Anthony Cashel, UK Marketing and Operations Director for leading global mobile payments company PayByPhone, discusses the complex challenges of tackling multiple customer groups
Customer relationships are vital. Brands live and die by them. Customers will choose the brands they like but stay with the brands they trust. Building these customer relationships is time-consuming and like any relationship, they can sometimes be fragile things.
For marketing teams up and down the country, annual budgets are committed, and hundreds of hours are spent on activities to nurture and to grow these connections, day in, day out. It’s an entire industry focused on these customer-brand relationships.
Now consider those marketing teams who deal with not one, but two entirely different, diverse stakeholder groups, simultaneously, nurturing each in completely different ways.
The business-to-business and business-to-consumer divide
Dealing with diverse stakeholder groups who want entirely different things from the same brand is a complex strategy. At PayByPhone, this is exactly what we face. We have B2B clients – local authorities and parking operators, for example – and we have B2C customers – the drivers who are parking their cars. We’re lucky to have a team of 14 covering all aspects of marketing and operations but we need it; we have more than 150 B2B clients and upwards of 12 million registered UK users. It’s a big and exceedingly complex job especially as the needs of the two stakeholder groups are so very different and distinctive. So, we approach building those relationships from a higher level.
For example, how we as a business treat our planet matters to us; this forms the basis of our business decision-making. From there, we implement separate, stakeholder-relevant activity for our B2B and our B2C customers. That way, they each get that message but in a way that is appealing and appropriate to each of them. The activities certainly won’t be the same, but the core of who we are – who our brand is – will be.
Building brand equity
For many brands, a big risk with that fragile customer relationship is the transactional nature of it. And let’s face it, some customers can be fickle.

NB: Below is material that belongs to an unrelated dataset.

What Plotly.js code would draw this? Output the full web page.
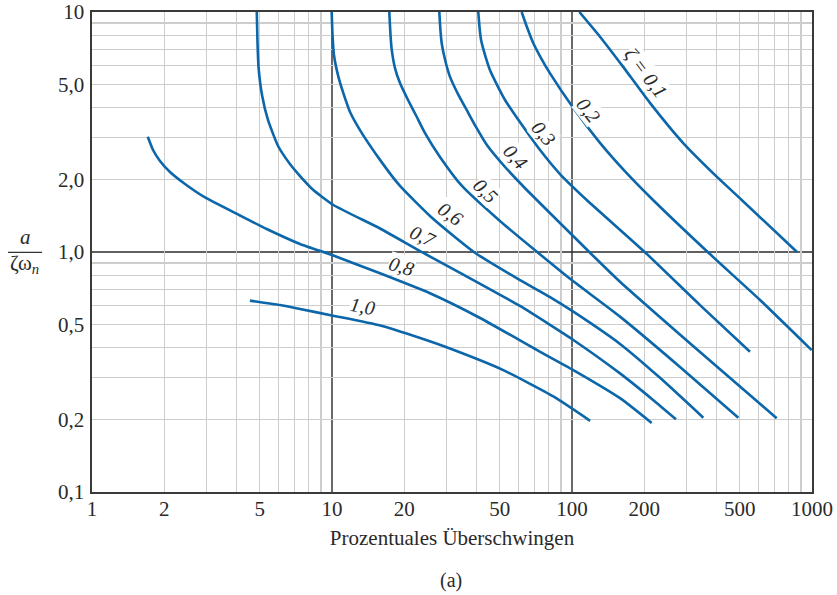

It’s vital for brands to move the needle from being in the risky transactional space, to the more reassuring and comfortable position where you are a brand of choice. This is the rarefied air where brand loyalty kicks in, and value and trust are paramount.

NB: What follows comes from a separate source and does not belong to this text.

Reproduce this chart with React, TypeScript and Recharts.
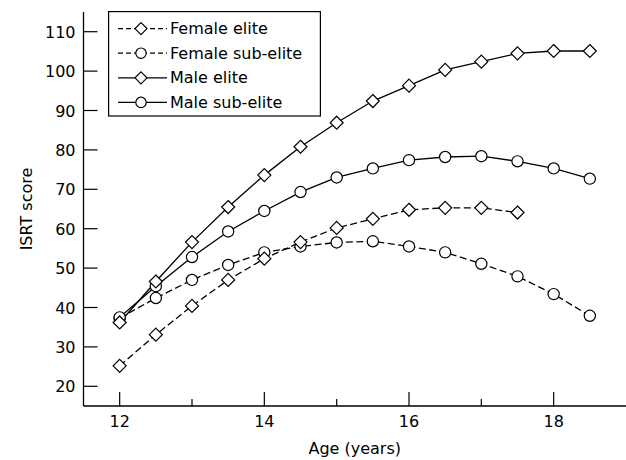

Brands can only achieve this level of customer relationship with long-term, positive communication that drives engagement. This must be backed up with superlative customer support. And even if you manage to reach this pinnacle, there’s no resting on your laurels. You must work every day not only to stay there, but also to improve, because while getting there is one thing, staying there is quite another.
Staying ahead of competitors
The other essential part of customer relationships is setting your brand apart from the competition. While you’re working hard to build those customer relationships, except in rare circumstances, you will have competition breathing down your neck every step of the way, waiting to lure your customers from you. Often what sets a brand apart is not a better mousetrap, but rather the brand’s ethics, emotional intelligence or even the extra mile it goes to be the best.
So, next time you’re wondering how to improve your marketing, or planning how to get more out of a campaign budget, think instead about how best to nurture your customer relationships. Working on that will help you develop a brand that customers want to buy into, and not just buy from. Because if you aren’t thinking about that, your competitors are.